((

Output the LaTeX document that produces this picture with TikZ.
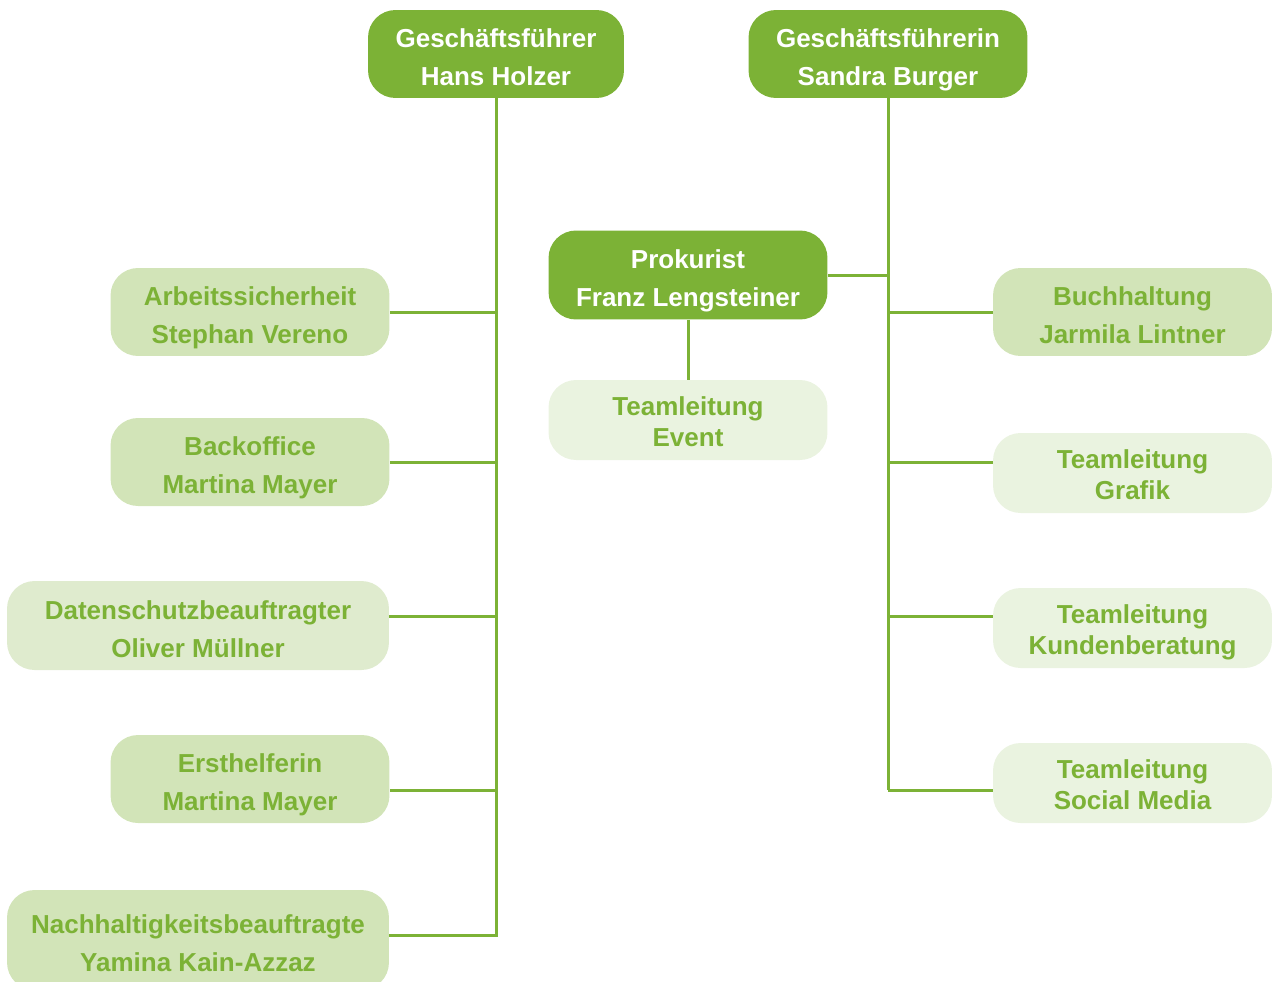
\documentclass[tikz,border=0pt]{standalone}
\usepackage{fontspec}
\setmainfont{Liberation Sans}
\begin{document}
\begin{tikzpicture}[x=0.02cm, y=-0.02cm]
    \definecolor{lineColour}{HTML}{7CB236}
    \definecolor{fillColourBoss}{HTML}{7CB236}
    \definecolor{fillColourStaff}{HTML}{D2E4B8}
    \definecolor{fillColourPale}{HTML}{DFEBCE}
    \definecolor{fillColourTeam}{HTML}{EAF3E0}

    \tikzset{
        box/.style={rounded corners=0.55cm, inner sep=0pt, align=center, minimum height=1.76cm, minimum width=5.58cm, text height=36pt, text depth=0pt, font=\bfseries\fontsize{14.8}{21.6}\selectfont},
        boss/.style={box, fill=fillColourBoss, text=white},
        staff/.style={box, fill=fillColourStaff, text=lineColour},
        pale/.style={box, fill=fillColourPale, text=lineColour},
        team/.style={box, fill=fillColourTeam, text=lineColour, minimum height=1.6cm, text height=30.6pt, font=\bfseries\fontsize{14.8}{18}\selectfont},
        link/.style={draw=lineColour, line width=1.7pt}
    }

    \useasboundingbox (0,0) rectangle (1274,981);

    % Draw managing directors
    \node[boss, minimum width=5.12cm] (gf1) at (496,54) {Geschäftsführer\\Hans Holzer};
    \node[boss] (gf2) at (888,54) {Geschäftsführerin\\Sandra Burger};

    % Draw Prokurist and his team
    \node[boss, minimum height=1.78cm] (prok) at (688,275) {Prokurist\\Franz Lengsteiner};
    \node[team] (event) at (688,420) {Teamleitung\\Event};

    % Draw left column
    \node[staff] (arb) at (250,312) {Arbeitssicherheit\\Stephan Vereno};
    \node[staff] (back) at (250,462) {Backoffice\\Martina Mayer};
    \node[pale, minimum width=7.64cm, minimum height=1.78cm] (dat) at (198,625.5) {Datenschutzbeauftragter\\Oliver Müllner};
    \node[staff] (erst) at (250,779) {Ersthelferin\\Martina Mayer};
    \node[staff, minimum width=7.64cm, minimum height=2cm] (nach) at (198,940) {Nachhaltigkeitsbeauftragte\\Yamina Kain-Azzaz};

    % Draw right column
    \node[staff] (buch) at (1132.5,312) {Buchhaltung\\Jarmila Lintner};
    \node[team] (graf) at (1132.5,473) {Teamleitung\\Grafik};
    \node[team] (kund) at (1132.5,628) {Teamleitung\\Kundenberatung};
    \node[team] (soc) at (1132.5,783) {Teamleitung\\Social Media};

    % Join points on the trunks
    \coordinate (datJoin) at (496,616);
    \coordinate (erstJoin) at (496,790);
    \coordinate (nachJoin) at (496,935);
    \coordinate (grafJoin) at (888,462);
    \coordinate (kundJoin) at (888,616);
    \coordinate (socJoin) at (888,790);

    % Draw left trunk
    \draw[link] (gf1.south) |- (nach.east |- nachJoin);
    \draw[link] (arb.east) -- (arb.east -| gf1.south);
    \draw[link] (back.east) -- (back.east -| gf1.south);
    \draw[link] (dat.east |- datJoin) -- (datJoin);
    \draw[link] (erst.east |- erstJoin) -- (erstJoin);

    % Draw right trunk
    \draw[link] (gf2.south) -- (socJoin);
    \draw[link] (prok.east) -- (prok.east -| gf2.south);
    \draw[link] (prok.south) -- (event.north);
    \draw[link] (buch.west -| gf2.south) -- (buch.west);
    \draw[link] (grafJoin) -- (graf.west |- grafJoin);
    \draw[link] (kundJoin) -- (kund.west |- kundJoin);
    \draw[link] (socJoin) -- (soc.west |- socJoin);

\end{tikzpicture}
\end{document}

))

Exercise: Using the material above, return every line exactly as it appears, minus the pictures.

Task output:
Output the LaTeX document that produces this picture with TikZ.
\documentclass[tikz,border=0pt]{standalone}
\usepackage{fontspec}
\setmainfont{Liberation Sans}
\begin{document}
\begin{tikzpicture}[x=0.02cm, y=-0.02cm]
    \definecolor{lineColour}{HTML}{7CB236}
    \definecolor{fillColourBoss}{HTML}{7CB236}
    \definecolor{fillColourStaff}{HTML}{D2E4B8}
    \definecolor{fillColourPale}{HTML}{DFEBCE}
    \definecolor{fillColourTeam}{HTML}{EAF3E0}

    \tikzset{
        box/.style={rounded corners=0.55cm, inner sep=0pt, align=center, minimum height=1.76cm, minimum width=5.58cm, text height=36pt, text depth=0pt, font=\bfseries\fontsize{14.8}{21.6}\selectfont},
        boss/.style={box, fill=fillColourBoss, text=white},
        staff/.style={box, fill=fillColourStaff, text=lineColour},
        pale/.style={box, fill=fillColourPale, text=lineColour},
        team/.style={box, fill=fillColourTeam, text=lineColour, minimum height=1.6cm, text height=30.6pt, font=\bfseries\fontsize{14.8}{18}\selectfont},
        link/.style={draw=lineColour, line width=1.7pt}
    }

    \useasboundingbox (0,0) rectangle (1274,981);

    % Draw managing directors
    \node[boss, minimum width=5.12cm] (gf1) at (496,54) {Geschäftsführer\\Hans Holzer};
    \node[boss] (gf2) at (888,54) {Geschäftsführerin\\Sandra Burger};

    % Draw Prokurist and his team
    \node[boss, minimum height=1.78cm] (prok) at (688,275) {Prokurist\\Franz Lengsteiner};
    \node[team] (event) at (688,420) {Teamleitung\\Event};

    % Draw left column
    \node[staff] (arb) at (250,312) {Arbeitssicherheit\\Stephan Vereno};
    \node[staff] (back) at (250,462) {Backoffice\\Martina Mayer};
    \node[pale, minimum width=7.64cm, minimum height=1.78cm] (dat) at (198,625.5) {Datenschutzbeauftragter\\Oliver Müllner};
    \node[staff] (erst) at (250,779) {Ersthelferin\\Martina Mayer};
    \node[staff, minimum width=7.64cm, minimum height=2cm] (nach) at (198,940) {Nachhaltigkeitsbeauftragte\\Yamina Kain-Azzaz};

    % Draw right column
    \node[staff] (buch) at (1132.5,312) {Buchhaltung\\Jarmila Lintner};
    \node[team] (graf) at (1132.5,473) {Teamleitung\\Grafik};
    \node[team] (kund) at (1132.5,628) {Teamleitung\\Kundenberatung};
    \node[team] (soc) at (1132.5,783) {Teamleitung\\Social Media};

    % Join points on the trunks
    \coordinate (datJoin) at (496,616);
    \coordinate (erstJoin) at (496,790);
    \coordinate (nachJoin) at (496,935);
    \coordinate (grafJoin) at (888,462);
    \coordinate (kundJoin) at (888,616);
    \coordinate (socJoin) at (888,790);

    % Draw left trunk
    \draw[link] (gf1.south) |- (nach.east |- nachJoin);
    \draw[link] (arb.east) -- (arb.east -| gf1.south);
    \draw[link] (back.east) -- (back.east -| gf1.south);
    \draw[link] (dat.east |- datJoin) -- (datJoin);
    \draw[link] (erst.east |- erstJoin) -- (erstJoin);

    % Draw right trunk
    \draw[link] (gf2.south) -- (socJoin);
    \draw[link] (prok.east) -- (prok.east -| gf2.south);
    \draw[link] (prok.south) -- (event.north);
    \draw[link] (buch.west -| gf2.south) -- (buch.west);
    \draw[link] (grafJoin) -- (graf.west |- grafJoin);
    \draw[link] (kundJoin) -- (kund.west |- kundJoin);
    \draw[link] (socJoin) -- (soc.west |- socJoin);

\end{tikzpicture}
\end{document}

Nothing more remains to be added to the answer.